__What the task requires__: Take the lines from the top down to and including the one with "(UNITBOX) at (58,-481)" and repeat them exactly. Omit images.

__Information supplied__:
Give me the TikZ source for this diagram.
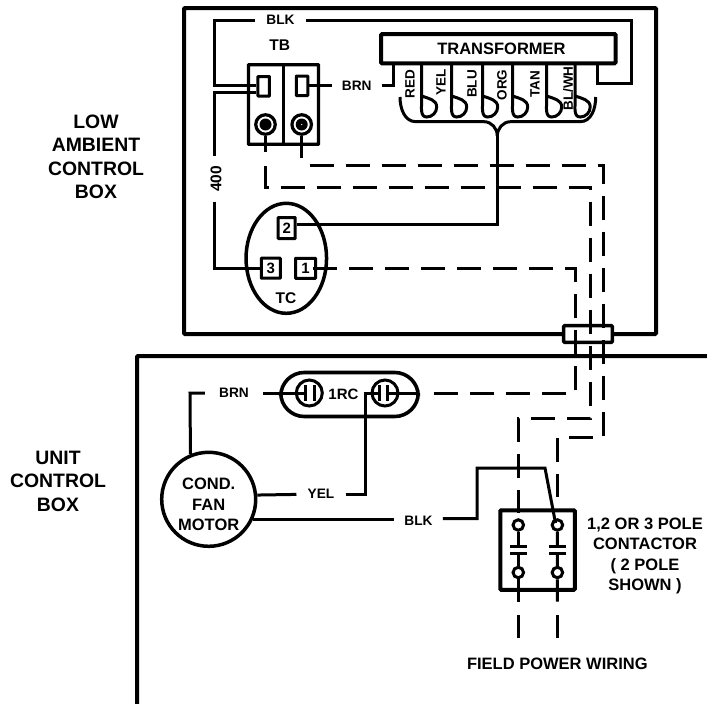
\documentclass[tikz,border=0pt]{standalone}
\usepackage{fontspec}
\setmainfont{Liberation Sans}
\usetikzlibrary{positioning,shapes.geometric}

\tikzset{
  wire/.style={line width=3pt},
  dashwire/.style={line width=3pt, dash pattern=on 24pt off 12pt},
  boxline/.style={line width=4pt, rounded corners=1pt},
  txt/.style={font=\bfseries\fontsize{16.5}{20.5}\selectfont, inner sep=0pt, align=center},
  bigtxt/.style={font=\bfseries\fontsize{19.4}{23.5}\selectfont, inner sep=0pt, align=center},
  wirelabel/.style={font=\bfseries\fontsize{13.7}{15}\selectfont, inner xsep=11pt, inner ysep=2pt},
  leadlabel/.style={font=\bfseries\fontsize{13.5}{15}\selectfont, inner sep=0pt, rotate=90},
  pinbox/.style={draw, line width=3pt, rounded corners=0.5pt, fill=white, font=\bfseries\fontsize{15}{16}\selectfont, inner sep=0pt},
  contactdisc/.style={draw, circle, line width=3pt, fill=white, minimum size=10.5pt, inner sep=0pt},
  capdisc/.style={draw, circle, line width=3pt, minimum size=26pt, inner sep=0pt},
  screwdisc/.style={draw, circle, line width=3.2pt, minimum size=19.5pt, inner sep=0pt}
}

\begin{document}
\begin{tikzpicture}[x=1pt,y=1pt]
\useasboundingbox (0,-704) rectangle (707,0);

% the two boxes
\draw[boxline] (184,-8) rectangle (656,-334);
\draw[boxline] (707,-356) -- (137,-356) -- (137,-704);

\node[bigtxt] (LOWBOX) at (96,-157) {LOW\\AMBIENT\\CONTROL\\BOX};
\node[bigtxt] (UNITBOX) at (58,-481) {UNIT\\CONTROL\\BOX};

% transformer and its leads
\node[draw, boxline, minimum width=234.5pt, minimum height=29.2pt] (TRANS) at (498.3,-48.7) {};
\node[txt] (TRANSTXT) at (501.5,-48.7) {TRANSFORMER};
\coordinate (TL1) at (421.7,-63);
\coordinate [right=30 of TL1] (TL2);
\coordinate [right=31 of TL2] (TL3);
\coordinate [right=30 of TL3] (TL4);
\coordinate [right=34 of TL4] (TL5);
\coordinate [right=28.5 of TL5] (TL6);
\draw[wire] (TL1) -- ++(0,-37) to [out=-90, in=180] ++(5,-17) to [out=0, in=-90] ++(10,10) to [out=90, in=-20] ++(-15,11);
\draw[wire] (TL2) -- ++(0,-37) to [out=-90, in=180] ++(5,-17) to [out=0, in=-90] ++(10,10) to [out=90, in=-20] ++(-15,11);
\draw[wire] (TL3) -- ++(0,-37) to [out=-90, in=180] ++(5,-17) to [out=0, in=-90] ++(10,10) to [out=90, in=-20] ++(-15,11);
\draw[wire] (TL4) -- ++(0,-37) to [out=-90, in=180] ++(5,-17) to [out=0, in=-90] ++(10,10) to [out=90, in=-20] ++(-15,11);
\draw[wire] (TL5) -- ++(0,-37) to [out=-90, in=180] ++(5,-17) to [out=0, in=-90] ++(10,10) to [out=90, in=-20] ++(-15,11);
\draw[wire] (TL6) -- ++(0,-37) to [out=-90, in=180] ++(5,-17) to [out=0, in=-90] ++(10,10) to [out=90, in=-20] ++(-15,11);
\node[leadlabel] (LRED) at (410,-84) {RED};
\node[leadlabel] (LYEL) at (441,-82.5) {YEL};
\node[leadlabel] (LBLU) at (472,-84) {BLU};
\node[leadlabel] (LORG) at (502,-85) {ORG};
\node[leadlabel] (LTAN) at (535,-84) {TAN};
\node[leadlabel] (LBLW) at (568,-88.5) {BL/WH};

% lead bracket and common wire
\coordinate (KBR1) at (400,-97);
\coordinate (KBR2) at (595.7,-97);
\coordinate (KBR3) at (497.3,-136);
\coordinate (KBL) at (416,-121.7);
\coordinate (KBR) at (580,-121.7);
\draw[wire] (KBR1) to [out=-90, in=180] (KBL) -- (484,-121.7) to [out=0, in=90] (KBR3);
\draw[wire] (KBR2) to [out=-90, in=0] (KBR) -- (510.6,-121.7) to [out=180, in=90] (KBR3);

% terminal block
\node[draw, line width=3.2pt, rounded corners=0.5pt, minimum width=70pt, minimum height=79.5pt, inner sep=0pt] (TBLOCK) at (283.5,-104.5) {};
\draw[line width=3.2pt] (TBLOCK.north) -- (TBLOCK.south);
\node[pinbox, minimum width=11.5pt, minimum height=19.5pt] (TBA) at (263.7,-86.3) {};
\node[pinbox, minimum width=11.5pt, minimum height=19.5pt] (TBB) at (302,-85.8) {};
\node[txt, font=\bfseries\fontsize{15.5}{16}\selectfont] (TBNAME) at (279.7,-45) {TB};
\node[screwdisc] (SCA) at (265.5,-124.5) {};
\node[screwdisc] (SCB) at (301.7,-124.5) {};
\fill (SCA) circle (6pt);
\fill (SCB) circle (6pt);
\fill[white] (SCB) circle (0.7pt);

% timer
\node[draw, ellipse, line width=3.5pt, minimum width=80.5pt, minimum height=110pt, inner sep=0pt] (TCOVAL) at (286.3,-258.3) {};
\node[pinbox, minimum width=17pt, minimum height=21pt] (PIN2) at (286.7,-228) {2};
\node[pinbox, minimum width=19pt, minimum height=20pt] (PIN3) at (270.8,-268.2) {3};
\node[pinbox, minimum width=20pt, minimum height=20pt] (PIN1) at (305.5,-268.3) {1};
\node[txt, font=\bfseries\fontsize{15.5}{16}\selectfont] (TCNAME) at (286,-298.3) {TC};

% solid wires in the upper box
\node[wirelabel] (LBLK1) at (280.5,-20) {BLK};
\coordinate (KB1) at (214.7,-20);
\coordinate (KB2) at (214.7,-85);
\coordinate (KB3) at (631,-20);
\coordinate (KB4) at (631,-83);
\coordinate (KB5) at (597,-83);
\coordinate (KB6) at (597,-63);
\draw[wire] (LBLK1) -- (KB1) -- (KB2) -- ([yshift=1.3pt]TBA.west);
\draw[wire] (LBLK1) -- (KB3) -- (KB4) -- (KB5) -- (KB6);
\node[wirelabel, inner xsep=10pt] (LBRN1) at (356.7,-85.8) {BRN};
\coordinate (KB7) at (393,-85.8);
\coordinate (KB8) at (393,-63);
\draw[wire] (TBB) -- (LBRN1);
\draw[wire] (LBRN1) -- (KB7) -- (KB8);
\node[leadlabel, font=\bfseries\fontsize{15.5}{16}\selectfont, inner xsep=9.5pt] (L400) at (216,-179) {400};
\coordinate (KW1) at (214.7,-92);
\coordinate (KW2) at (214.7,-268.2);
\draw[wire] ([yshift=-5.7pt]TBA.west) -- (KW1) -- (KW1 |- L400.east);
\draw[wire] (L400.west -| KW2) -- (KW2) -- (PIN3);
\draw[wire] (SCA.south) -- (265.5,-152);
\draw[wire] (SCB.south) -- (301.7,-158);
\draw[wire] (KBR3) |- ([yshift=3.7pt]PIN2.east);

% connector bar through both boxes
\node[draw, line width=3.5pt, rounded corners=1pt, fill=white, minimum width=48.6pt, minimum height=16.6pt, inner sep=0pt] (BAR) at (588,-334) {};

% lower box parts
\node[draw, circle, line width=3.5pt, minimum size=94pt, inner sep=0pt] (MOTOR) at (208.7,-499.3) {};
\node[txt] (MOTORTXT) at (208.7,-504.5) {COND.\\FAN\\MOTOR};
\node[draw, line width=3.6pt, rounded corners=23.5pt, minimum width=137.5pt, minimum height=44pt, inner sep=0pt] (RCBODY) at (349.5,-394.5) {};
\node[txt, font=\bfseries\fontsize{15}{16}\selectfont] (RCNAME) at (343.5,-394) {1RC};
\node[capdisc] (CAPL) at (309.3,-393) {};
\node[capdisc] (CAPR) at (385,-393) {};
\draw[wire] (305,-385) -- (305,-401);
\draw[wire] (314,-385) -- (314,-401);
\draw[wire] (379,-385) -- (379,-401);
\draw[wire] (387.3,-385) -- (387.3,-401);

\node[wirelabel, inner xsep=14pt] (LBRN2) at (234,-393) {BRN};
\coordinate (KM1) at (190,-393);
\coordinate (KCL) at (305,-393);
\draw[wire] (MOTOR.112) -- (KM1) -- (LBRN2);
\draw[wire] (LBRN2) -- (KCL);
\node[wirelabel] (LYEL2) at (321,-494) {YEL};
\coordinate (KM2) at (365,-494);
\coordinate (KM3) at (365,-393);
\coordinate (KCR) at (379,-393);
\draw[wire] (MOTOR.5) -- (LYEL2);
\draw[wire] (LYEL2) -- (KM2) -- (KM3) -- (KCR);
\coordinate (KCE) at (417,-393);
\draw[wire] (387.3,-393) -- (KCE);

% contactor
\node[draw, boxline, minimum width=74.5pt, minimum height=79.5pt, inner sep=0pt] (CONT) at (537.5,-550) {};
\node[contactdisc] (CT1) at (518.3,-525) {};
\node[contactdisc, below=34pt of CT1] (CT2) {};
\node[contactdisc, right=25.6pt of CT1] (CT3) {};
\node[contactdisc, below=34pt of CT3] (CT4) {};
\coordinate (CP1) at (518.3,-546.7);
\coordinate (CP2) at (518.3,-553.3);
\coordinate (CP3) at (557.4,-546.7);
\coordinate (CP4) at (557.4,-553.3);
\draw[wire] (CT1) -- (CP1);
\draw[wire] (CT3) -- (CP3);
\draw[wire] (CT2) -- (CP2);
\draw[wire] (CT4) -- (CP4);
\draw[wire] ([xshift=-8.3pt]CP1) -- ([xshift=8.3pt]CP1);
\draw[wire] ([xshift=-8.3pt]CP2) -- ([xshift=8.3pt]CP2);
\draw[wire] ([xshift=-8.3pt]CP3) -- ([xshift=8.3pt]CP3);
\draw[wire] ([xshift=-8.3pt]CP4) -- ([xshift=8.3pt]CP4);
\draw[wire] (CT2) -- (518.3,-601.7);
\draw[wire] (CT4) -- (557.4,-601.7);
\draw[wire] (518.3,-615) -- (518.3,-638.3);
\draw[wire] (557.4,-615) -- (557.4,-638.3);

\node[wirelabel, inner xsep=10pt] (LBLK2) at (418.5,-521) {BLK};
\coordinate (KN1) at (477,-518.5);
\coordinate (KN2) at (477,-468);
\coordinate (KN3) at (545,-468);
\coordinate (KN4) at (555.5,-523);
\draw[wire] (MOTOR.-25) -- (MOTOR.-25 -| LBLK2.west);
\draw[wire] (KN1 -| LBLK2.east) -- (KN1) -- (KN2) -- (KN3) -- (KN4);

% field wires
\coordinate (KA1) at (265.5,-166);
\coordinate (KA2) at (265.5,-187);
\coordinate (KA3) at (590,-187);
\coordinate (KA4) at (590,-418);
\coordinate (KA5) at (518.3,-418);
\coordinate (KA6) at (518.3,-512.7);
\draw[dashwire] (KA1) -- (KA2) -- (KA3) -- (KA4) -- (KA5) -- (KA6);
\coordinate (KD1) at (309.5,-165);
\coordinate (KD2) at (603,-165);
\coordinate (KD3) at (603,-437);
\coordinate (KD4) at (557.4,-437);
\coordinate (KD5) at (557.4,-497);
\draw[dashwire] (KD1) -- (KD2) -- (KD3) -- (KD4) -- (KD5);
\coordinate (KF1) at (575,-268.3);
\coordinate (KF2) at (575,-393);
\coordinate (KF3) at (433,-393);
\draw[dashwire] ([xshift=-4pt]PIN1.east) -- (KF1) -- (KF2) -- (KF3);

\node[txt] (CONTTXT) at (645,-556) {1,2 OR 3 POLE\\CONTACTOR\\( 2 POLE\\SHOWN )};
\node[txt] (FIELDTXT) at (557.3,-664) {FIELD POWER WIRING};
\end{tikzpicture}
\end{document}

__Answer to the exercise__:
Give me the TikZ source for this diagram.
\documentclass[tikz,border=0pt]{standalone}
\usepackage{fontspec}
\setmainfont{Liberation Sans}
\usetikzlibrary{positioning,shapes.geometric}

\tikzset{
  wire/.style={line width=3pt},
  dashwire/.style={line width=3pt, dash pattern=on 24pt off 12pt},
  boxline/.style={line width=4pt, rounded corners=1pt},
  txt/.style={font=\bfseries\fontsize{16.5}{20.5}\selectfont, inner sep=0pt, align=center},
  bigtxt/.style={font=\bfseries\fontsize{19.4}{23.5}\selectfont, inner sep=0pt, align=center},
  wirelabel/.style={font=\bfseries\fontsize{13.7}{15}\selectfont, inner xsep=11pt, inner ysep=2pt},
  leadlabel/.style={font=\bfseries\fontsize{13.5}{15}\selectfont, inner sep=0pt, rotate=90},
  pinbox/.style={draw, line width=3pt, rounded corners=0.5pt, fill=white, font=\bfseries\fontsize{15}{16}\selectfont, inner sep=0pt},
  contactdisc/.style={draw, circle, line width=3pt, fill=white, minimum size=10.5pt, inner sep=0pt},
  capdisc/.style={draw, circle, line width=3pt, minimum size=26pt, inner sep=0pt},
  screwdisc/.style={draw, circle, line width=3.2pt, minimum size=19.5pt, inner sep=0pt}
}

\begin{document}
\begin{tikzpicture}[x=1pt,y=1pt]
\useasboundingbox (0,-704) rectangle (707,0);

% the two boxes
\draw[boxline] (184,-8) rectangle (656,-334);
\draw[boxline] (707,-356) -- (137,-356) -- (137,-704);

\node[bigtxt] (LOWBOX) at (96,-157) {LOW\\AMBIENT\\CONTROL\\BOX};
\node[bigtxt] (UNITBOX) at (58,-481) {UNIT\\CONTROL\\BOX};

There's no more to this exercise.